From where we sit (our technology is used by brands, agencies and publishers), we’ve noticed that there are four clear models emerging for how brands can manage their programmatic buying. They all have their pros and cons, depending on the long-term aims of the brand and how it’s currently set up from an organisational and talent perspective, which we’ve attempted to capture below. And we’ve given them catchy(ish) names because well, marketing……

Contract King

This is where the brand owns its technology stack and data, but the agency continues to have full control over planning and execution. It’s often a first step to in-housing and giving the brand full, transparent access to its data and analytics, (and often the brand’s analytics team leverages that data directly to run analyses). The agency maintains a traditional role in programmatic execution and, depending on the perceived strength of the agency’s campaign management skill level, campaigns are either managed by the agency or the technology provider. The brand, agency and technology provider meet for quarterly business reviews in which they share performance results and discuss testing for the next quarter.

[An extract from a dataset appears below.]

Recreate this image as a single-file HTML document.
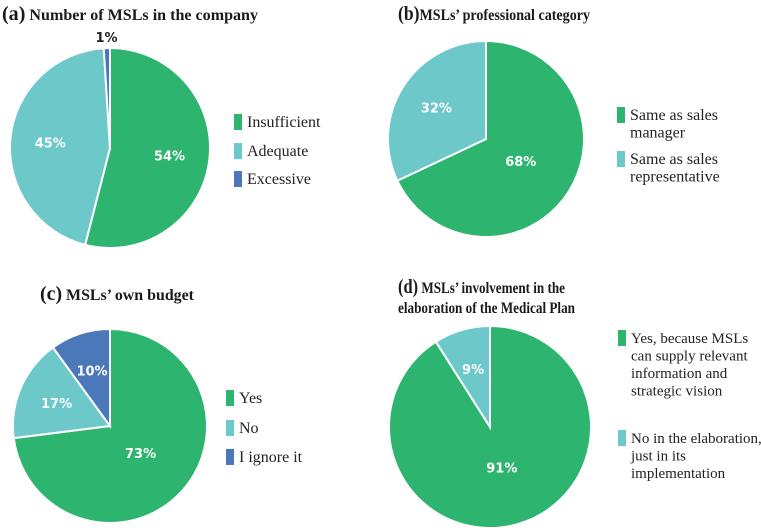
<!DOCTYPE html>
<html><head><meta charset="utf-8"><style>
html,body{margin:0;padding:0;background:#fff;width:761px;height:530px;overflow:hidden}
svg{display:block}
.t{font-family:"Liberation Serif",serif;font-weight:bold;font-size:16px;fill:#1a1a1a}
.l{font-family:"Liberation Serif",serif;font-size:16px;fill:#222}
.p{font-family:"DejaVu Sans","Liberation Sans",sans-serif;font-weight:bold;font-size:13px;fill:#fff}
</style></head><body>
<svg id="s" width="761" height="530">
<text class="t" x="2" y="20" textLength="256" lengthAdjust="spacingAndGlyphs"><tspan font-size="20">(a)</tspan> Number of MSLs in the company</text>
<text class="t" x="398" y="20" textLength="192" lengthAdjust="spacingAndGlyphs"><tspan font-size="20">(b)</tspan>MSLs’ professional category</text>
<text class="t" x="40" y="300" textLength="154" lengthAdjust="spacingAndGlyphs"><tspan font-size="20">(c)</tspan> MSLs’ own budget</text>
<text class="t" x="398" y="293" textLength="167" lengthAdjust="spacingAndGlyphs"><tspan font-size="20">(d)</tspan> MSLs’ involvement in the</text>
<text class="t" x="398" y="313" textLength="177" lengthAdjust="spacingAndGlyphs">elaboration of the Medical Plan</text>
</svg>
<script>
const colors=["#2db46e","#6cc8c9","#4a78b8"];
const valuesA=[54,45,1];
const labelsA=["Insufficient","Adequate","Excessive"];
const valuesB=[68,32];
const labelsB=[["Same as sales","manager"],["Same as sales","representative"]];
const valuesC=[73,17,10];
const labelsC=["Yes","No","I ignore it"];
const valuesD=[91,9];
const labelsD=[["Yes, because MSLs","can supply relevant","information and","strategic vision"],["No in the elaboration,","just in its","implementation"]];
const svg=document.getElementById('s');
const NS="http://www.w3.org/2000/svg";
function mk(t,a){const e=document.createElementNS(NS,t);for(const k in a)e.setAttribute(k,a[k]);svg.appendChild(e);return e;}
function pie(id,vals,cx,cy,r,outsideSmall){
  const tot=vals.reduce((a,b)=>a+b,0);let ang=0;
  vals.forEach((v,i)=>{
    const a0=ang/tot*2*Math.PI,a1=(ang+v)/tot*2*Math.PI;ang+=v;
    const x0=cx+r*Math.sin(a0),y0=cy-r*Math.cos(a0),x1=cx+r*Math.sin(a1),y1=cy-r*Math.cos(a1);
    const large=(a1-a0)>Math.PI?1:0;
    const p=mk('path',{d:`M${cx},${cy}L${x0},${y0}A${r},${r} 0 ${large} 1 ${x1},${y1}Z`,fill:colors[i],stroke:'#fff','stroke-width':2});
    
    
    const m=(a0+a1)/2;let f=v/tot>0.6?0.42:0.6;let fill='#fff';
    if(outsideSmall&&v<3){f=1.11;fill='#222';}
    const t=mk('text',{x:cx+f*r*Math.sin(m),y:cy-f*r*Math.cos(m)+5,class:'p','text-anchor':'middle',style:'fill:'+fill});
    t.textContent=v+'%';
    
    
  });
}
function legend(id,labels,x,ys,fs){
  labels.forEach((lab,i)=>{
    const lines=Array.isArray(lab)?lab:[lab];
    const r=mk('rect',{x:x,y:ys[i]-8,width:8,height:16,fill:colors[i]});
    
    
    lines.forEach((ln,j)=>{
      const t=mk('text',{x:x+13,y:ys[i]+5+j*17.5,class:'l','font-size':fs,style:'font-size:'+fs+'px'});
      t.textContent=ln;
      
      
    });
  });
}
pie('a',valuesA,110,148,100,true);
legend('a',labelsA,234,[122,151,179],16);
pie('b',valuesB,486,139,98,false);
legend('b',labelsB,617,[115,159],16);
pie('c',valuesC,110,426,97,false);
legend('c',labelsC,226,[398,428,457],16);
pie('d',valuesD,490,427,101,false);
legend('d',[labelsD[0],labelsD[1]],618,[338,438],15);
</script>
</body></html>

Drawbacks: While this model provides the benefits of data ownership to the brand, it does not help raise the brand’s self-reliance over time (if that is a goal of the brand).

Happy Commune

This is a “triumvirate” model in which all parties sit at the table together and have regular points of contact.  The agency’s role is to manage week-to-week and operational activities with the demand-side platform, including reviews of performance trends and dynamics. The technology provider manages campaigns on the brand’s behalf, meets regularly with the brand about innovating and testing opportunities and then presents formal performance reviews and insights to the brand on a quarterly basis.

Drawbacks: The transition to this model can be awkward as teams figure out how to interoperate. Intentions and desired roles need to be made clear early and often.

Special Ops

This model emerges where the brand’s overall goal is to “in-house,” but staffing constraints preclude being entirely self-sufficient so it relies on its agency for outsourced operations. The agency, therefore, maintains an operations role, providing channel planning, budgeting and processing assistance, with the brand working directly with the technology provider on campaign strategy, execution and insights. In this model, the technology provider acts in a managed service capacity for campaign management and has weekly performance meetings and larger review and working sessions with the brand; the agency has separate operations-related meetings with the brand.

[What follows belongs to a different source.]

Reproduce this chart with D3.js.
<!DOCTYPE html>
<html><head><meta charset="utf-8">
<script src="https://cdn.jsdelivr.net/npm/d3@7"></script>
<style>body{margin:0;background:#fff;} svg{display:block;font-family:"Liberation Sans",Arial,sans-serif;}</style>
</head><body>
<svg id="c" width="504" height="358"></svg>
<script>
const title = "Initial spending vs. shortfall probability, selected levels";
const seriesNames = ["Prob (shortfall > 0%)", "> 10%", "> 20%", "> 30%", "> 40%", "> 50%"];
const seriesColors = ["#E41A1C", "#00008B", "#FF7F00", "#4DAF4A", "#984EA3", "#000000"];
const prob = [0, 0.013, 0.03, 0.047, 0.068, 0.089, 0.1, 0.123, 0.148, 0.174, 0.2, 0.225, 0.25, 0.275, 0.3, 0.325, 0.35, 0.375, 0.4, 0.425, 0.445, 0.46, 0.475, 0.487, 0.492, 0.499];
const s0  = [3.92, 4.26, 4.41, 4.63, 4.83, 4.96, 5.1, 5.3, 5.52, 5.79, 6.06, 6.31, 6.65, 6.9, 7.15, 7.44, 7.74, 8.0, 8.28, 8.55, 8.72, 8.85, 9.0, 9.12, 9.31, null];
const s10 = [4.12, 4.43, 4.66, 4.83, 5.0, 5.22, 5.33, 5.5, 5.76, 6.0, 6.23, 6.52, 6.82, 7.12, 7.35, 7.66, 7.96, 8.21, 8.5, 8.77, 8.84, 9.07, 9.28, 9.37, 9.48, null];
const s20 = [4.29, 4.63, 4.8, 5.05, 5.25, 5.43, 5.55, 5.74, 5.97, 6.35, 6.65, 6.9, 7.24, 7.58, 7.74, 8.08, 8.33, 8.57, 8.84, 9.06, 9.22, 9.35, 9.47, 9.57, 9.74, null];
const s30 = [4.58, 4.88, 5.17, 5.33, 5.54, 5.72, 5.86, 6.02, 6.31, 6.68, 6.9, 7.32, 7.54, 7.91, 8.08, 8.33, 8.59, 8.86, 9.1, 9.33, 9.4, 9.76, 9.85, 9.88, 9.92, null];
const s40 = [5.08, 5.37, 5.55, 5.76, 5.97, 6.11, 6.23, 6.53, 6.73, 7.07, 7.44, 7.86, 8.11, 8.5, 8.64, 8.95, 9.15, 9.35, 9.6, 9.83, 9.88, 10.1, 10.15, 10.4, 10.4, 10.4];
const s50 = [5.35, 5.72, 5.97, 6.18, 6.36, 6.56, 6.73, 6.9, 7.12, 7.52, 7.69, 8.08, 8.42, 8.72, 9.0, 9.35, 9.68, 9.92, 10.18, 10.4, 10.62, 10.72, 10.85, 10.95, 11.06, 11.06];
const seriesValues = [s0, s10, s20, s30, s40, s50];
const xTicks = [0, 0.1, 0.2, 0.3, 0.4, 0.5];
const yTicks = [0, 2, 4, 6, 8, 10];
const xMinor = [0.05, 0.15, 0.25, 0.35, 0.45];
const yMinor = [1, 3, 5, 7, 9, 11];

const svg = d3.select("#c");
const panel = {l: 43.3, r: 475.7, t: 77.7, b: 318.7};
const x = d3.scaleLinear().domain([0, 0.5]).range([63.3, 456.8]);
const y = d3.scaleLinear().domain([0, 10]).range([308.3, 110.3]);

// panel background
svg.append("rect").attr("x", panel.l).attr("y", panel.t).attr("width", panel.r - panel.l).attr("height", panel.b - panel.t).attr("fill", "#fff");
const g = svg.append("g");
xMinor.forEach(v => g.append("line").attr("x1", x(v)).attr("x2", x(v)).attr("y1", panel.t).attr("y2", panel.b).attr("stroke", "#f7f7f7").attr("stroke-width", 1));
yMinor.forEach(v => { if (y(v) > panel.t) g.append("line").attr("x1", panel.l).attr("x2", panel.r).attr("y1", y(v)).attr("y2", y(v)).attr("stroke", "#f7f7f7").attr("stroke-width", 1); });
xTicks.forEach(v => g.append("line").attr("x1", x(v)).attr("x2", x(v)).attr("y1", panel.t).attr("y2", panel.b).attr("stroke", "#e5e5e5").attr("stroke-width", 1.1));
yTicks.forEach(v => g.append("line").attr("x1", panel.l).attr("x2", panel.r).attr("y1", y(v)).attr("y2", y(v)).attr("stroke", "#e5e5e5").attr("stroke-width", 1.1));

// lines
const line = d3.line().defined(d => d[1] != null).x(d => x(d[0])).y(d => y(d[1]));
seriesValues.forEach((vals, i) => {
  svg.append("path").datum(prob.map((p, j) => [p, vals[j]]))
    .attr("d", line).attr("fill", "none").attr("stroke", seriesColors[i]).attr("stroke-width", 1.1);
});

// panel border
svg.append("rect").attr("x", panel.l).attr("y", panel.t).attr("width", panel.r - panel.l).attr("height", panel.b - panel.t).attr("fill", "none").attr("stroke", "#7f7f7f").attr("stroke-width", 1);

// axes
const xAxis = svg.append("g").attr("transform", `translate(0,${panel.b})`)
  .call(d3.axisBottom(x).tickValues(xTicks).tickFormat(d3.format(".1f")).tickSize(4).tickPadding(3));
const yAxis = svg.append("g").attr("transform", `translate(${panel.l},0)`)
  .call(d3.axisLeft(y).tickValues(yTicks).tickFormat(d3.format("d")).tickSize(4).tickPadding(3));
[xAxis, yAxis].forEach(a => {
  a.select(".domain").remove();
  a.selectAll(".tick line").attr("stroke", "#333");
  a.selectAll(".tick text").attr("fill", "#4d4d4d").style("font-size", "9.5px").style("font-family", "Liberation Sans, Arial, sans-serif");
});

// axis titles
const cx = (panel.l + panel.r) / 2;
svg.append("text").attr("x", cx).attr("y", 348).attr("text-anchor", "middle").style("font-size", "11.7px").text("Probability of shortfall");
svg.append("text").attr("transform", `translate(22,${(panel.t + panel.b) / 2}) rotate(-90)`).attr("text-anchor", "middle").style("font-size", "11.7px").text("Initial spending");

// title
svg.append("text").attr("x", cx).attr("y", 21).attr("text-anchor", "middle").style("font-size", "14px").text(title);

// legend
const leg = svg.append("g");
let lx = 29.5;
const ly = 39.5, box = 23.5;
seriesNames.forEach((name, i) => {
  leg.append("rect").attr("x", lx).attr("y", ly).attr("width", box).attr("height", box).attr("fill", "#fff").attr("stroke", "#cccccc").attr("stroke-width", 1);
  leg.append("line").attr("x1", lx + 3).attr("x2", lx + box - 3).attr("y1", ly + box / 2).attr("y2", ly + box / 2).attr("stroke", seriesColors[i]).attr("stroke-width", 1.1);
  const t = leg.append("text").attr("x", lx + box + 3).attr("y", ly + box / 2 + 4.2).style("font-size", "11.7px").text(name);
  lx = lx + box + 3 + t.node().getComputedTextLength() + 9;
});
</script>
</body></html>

Drawbacks: This is the ideal model for brands that want the benefits of more in-house control but aren’t staffed for it. However, because the agency is narrowed to a pure operations role, staffing quality may drop over time as the agency focuses its strongest resources on clients seeking a broader set of capabilities.

The Lone Ranger

In this model, the brand takes full control of its addressable media technology stack, with the agency no longer playing a role.  To date, this model has primarily been used by retailers with a heavy e-commerce presence. It means that the agency is removed from addressable media execution (although often still involved in linear execution) and the brand works directly with the technology provider on campaign operations, strategy, execution and insights. The technology provider either acts in a self-service coaching or managed service capacity.  Generally, the brand wants to manage campaigns directly, but may need technology talent as an interim solution or when staffing on the brand side changes. Weekly performance meetings, along with larger quarterly and thought leadership meetings, occur between the brand and the technology provider.

Drawbacks: This requires fully staffing a team on the brand’s side and an ongoing requirement to find the best talent and training. There is also the risk of not looking at the media mix holistically.

It will be interesting to see how these four models develop, become consigned to history or are replaced by new ones over the next decade. In the meantime, focus on what frustrations and aspirations for which you need to solve while being considerate of what your team is realistically ready to take on versus not.